Student block will be 30 storeys tall
Proposals for a 30-storey student housing block designed by Ian Simpson’s firm SimpsonHaugh have been submitted for approval to Manchester city council.
The scheme, drawn up for Unite Students, would deliver 573 student bedrooms in a mix of apartment sizes, along with communal facilities, bike parking, and commercial space on a plot in New Wakefield Street.
The proposals would also require the demolition of two buildings on the site – the Sound Control music venue and a neighbouring disused industrial building.
A design and access statement submitted as part of the application said both structures were “modest functional buildings” that extended the full width of their plots from New Wakefield Street to the River Medlock. It said neither were listed, or recognised as non-designated heritage assets.

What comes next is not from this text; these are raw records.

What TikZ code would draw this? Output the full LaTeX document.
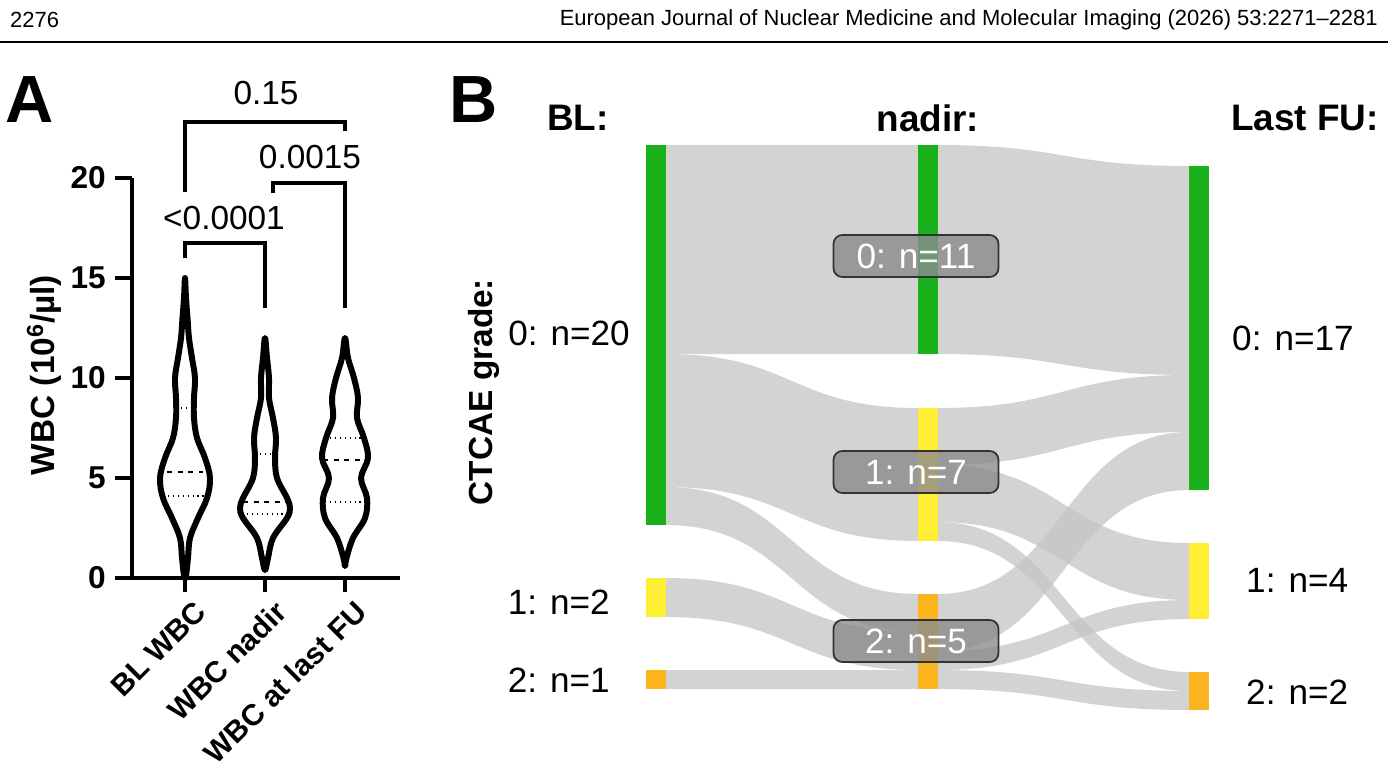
\documentclass[tikz,border=0pt]{standalone}
\usepackage{fontspec}
\setmainfont{Liberation Sans}
\definecolor{gradezero}{HTML}{19B019}
\definecolor{gradeone}{HTML}{FFEE33}
\definecolor{gradetwo}{HTML}{FBB520}
\definecolor{flowgray}{HTML}{C4C4C4}
\tikzset{
  violin/.style={line width=3.4pt,line join=round},
  axis/.style={line width=2.2pt},
  bracket/.style={line width=2.2pt},
  bar/.style={draw=none},
  flow/.style={fill=flowgray,fill opacity=0.75,draw=none},
  countbox/.style={draw=black!80,fill=black!45,fill opacity=0.8,text opacity=1,
    rounded corners=5pt,line width=1pt,minimum width=3.3cm,minimum height=0.84cm,
    text=white,font=\fontsize{20}{22}\selectfont},
  count/.style={font=\fontsize{20}{23}\selectfont},
  colhead/.style={font=\fontsize{21}{24}\selectfont\bfseries},
  ticklab/.style={font=\fontsize{18}{21}\selectfont\bfseries},
  pval/.style={font=\fontsize{19}{22}\selectfont}
}
% band between two bars
\newcommand{\flowband}[6]{%
  \pgfmathsetmacro{\xm}{(#1+#4)/2}%
  \fill[flow] (#1,#2) .. controls (\xm,#2) and (\xm,#5) .. (#4,#5)
    -- (#4,#6) .. controls (\xm,#6) and (\xm,#3) .. (#1,#3) -- cycle;}
\begin{document}
\begin{tikzpicture}[x=0.02cm,y=-0.02cm]
  \useasboundingbox (0,0) rectangle (1388,782);
  % header
  \node[anchor=west,font=\fontsize{12.5}{14}\selectfont] (page) at (4,20) {2276};
  \node[anchor=east,font=\fontsize{12.5}{14}\selectfont] (journal) at (1384,20)
    {European Journal of Nuclear Medicine and Molecular Imaging (2026) 53:2271--2281};
  \draw[line width=1.2pt] (0,42) -- (1388,42);
  % panel letters
  \node[font=\fontsize{38}{40}\selectfont\bfseries] (lettera) at (30,100) {A};
  \node[font=\fontsize{38}{40}\selectfont\bfseries] (letterb) at (474,100) {B};
  % panel A axes
  \draw[axis] (132,178) -- (132,578) -- (400,578);
  \foreach \v in {0,5,10,15,20}{
    \draw[axis] (115,578-20*\v) -- (132,578-20*\v);
    \node[ticklab,anchor=east] (tick\v) at (112,578-20*\v) {\v};
  }
  \foreach \cx/\name/\lab in {185/bl/BL WBC,265/nadir/WBC nadir,345/fu/WBC at last FU}{
    \draw[axis] (\cx,578) -- (\cx,592);
    \node[ticklab,font=\fontsize{17}{20}\selectfont\bfseries,anchor=north east,rotate=45,inner sep=1pt] (x\name) at (\cx+8,596) {\lab};
  }
  \node[ticklab,font=\fontsize{19}{22}\selectfont\bfseries,rotate=90] (ylabel) at (44,375) {WBC (10\textsuperscript{6}/µl)};
  % violins
  \begin{scope}[shift={(185,0)}]
    \draw[violin] plot[smooth cycle,tension=0.6] coordinates {(0,278) (1,298) (2.5,318) (4,338) (7,358)
      (10,378) (9,398) (9,418) (12,438) (20,458) (25,478) (22,498) (13,518) (5,538) (3,558) (1,576)
      (0,578) (-1,576) (-3,558) (-5,538) (-13,518) (-22,498) (-25,478) (-20,458) (-12,438) (-9,418)
      (-9,398) (-10,378) (-7,358) (-4,338) (-2.5,318) (-1,298)};
    \draw[dashed,line width=0.8pt] (-18,472) -- (18,472);
    \draw[dotted,line width=0.8pt] (-22,496) -- (22,496);
    \draw[dotted,line width=0.8pt] (-9,408) -- (9,408);
  \end{scope}
  \begin{scope}[shift={(265,0)}]
    \draw[violin] plot[smooth cycle,tension=0.6] coordinates {(0,338) (2,358) (4,378) (4,398) (8,418)
      (11,438) (10,458) (12,478) (22,498) (25,508) (22,518) (8,538) (3,558) (0,570)
      (-3,558) (-8,538) (-22,518) (-25,508) (-22,498) (-12,478) (-10,458) (-11,438) (-8,418)
      (-4,398) (-4,378) (-2,358)};
    \draw[dashed,line width=0.8pt] (-22,502) -- (22,502);
    \draw[dotted,line width=0.8pt] (-18,514) -- (18,514);
    \draw[dotted,line width=0.8pt] (-10,454) -- (10,454);
  \end{scope}
  \begin{scope}[shift={(345,0)}]
    \draw[violin] plot[smooth cycle,tension=0.6] coordinates {(0,338) (3,358) (9,378) (13,398) (12,418)
      (19,438) (23,458) (16,478) (22,498) (20,518) (8,538) (1.5,558) (0,566)
      (-1.5,558) (-8,538) (-20,518) (-22,498) (-16,478) (-23,458) (-19,438) (-12,418)
      (-13,398) (-9,378) (-3,358)};
    \draw[dashed,line width=0.8pt] (-22,460) -- (22,460);
    \draw[dotted,line width=0.8pt] (-20,438) -- (20,438);
    \draw[dotted,line width=0.8pt] (-20,502) -- (20,502);
  \end{scope}
  % brackets
  \draw[bracket] (185,258) -- (185,243) -- (265,243) -- (265,308);
  \node[pval] (p1) at (224,218) {<0.0001};
  \draw[bracket] (273,193) -- (273,183) -- (345,183) -- (345,308);
  \node[pval] (p2) at (310,157) {0.0015};
  \draw[bracket] (185,192) -- (185,122) -- (345,122) -- (345,131);
  \node[pval] (p3) at (266,93) {0.15};
  % panel B headers
  \node[colhead] (hbl) at (578,118) {BL:};
  \node[colhead] (hnadir) at (928,118) {nadir:};
  \node[colhead] (hfu) at (1305,118) {Last FU:};
  \node[colhead,font=\fontsize{19}{22}\selectfont\bfseries,rotate=90] (grade) at (484,392) {CTCAE grade:};
  % flows BL -> nadir
  \flowband{666}{145}{354}{918}{145}{354}
  \flowband{666}{354}{487}{918}{408}{541}
  \flowband{666}{487}{525}{918}{594}{632}
  \flowband{666}{578}{617}{918}{632}{670}
  \flowband{666}{670}{689}{918}{670}{689}
  % flows nadir -> last FU
  \flowband{938}{145}{354}{1189}{166}{375}
  \flowband{938}{408}{465}{1189}{375}{432}
  \flowband{938}{465}{522}{1189}{543}{600}
  \flowband{938}{522}{541}{1189}{672}{691}
  \flowband{938}{594}{651}{1189}{432}{490}
  \flowband{938}{651}{670}{1189}{600}{619}
  \flowband{938}{670}{689}{1189}{691}{710}
  % bars
  \fill[gradezero] (646,145) rectangle (666,525);
  \fill[gradeone] (646,578) rectangle (666,617);
  \fill[gradetwo] (646,670) rectangle (666,689);
  \fill[gradezero] (918,145) rectangle (938,354);
  \fill[gradeone] (918,408) rectangle (938,541);
  \fill[gradetwo] (918,594) rectangle (938,689);
  \fill[gradezero] (1189,166) rectangle (1209,490);
  \fill[gradeone] (1189,543) rectangle (1209,619);
  \fill[gradetwo] (1189,672) rectangle (1209,710);
  % counts
  \node[count,anchor=east] (bl0) at (636,333) {0: n=20};
  \node[count,anchor=east] (bl1) at (616,602) {1: n=2};
  \node[count,anchor=east] (bl2) at (616,680) {2: n=1};
  \node[countbox] (nadir0) at (916,256) {0: n=11};
  \node[countbox] (nadir1) at (916,472) {1: n=7};
  \node[countbox] (nadir2) at (916,641) {2: n=5};
  \node[count,anchor=west] (fu0) at (1226,338) {0: n=17};
  \node[count,anchor=west] (fu1) at (1240,580) {1: n=4};
  \node[count,anchor=west] (fu2) at (1240,692) {2: n=2};
\end{tikzpicture}
\end{document}
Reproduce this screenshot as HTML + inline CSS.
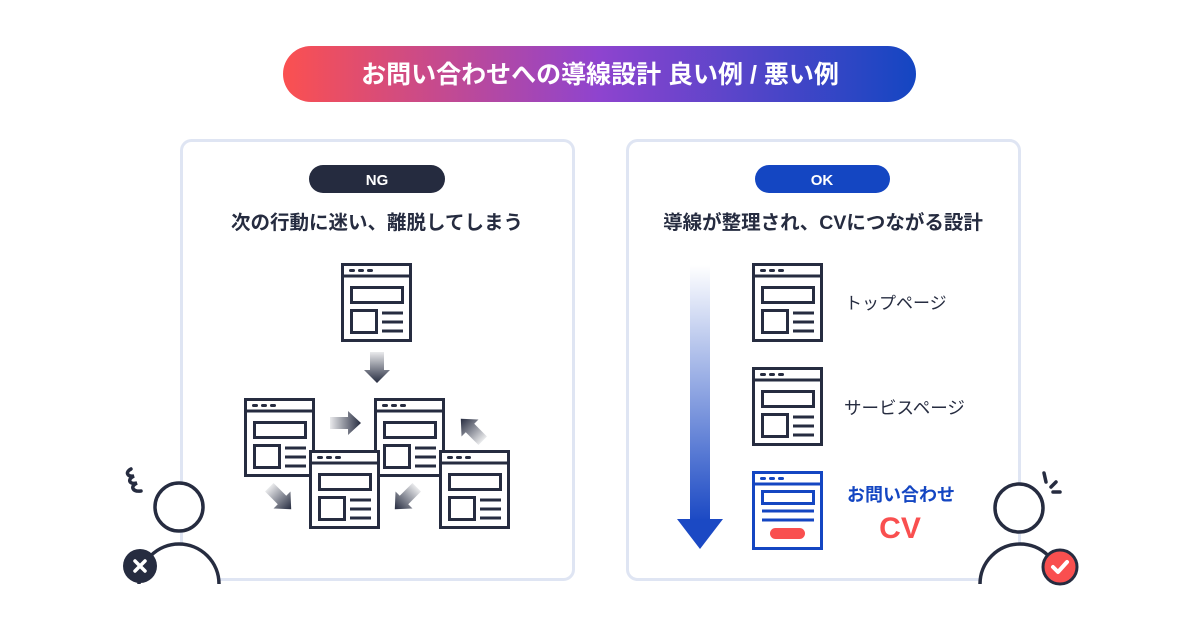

A pre-application advice letter from Historic England included in the design and access statement said the development of the New Wakefield Street site had the potential to affect the setting of the nearby grade II* listed Principal Hotel, formerly the offices of the Refuge Assurance Company.
The heritage adviser said the structure, designed by Alfred Waterhouse and with later additions by son Paul Waterhouse, was “a building of high architectural significance” and a “powerful city centre landmark”, with its clock tower visible in long and near views on the Oxford Street/Oxford Road corridor.
But it concluded that the fact the proposed tower was set back from the main road would mitigate its impact on views.
The proposals are open for consultation until August 21.
Last month plans to create a 67-storey skyscraper in the city were approved by councillors.
The giant 237m high tower is part of the Trinity Islands residential development, by Allied London, which will provide 1,400 new homes in the city.
Designed by Child Graddon Lewis, the building will dwarf Simpson’s Beetham Tower – which at 169m high is currently the city’s tallest building.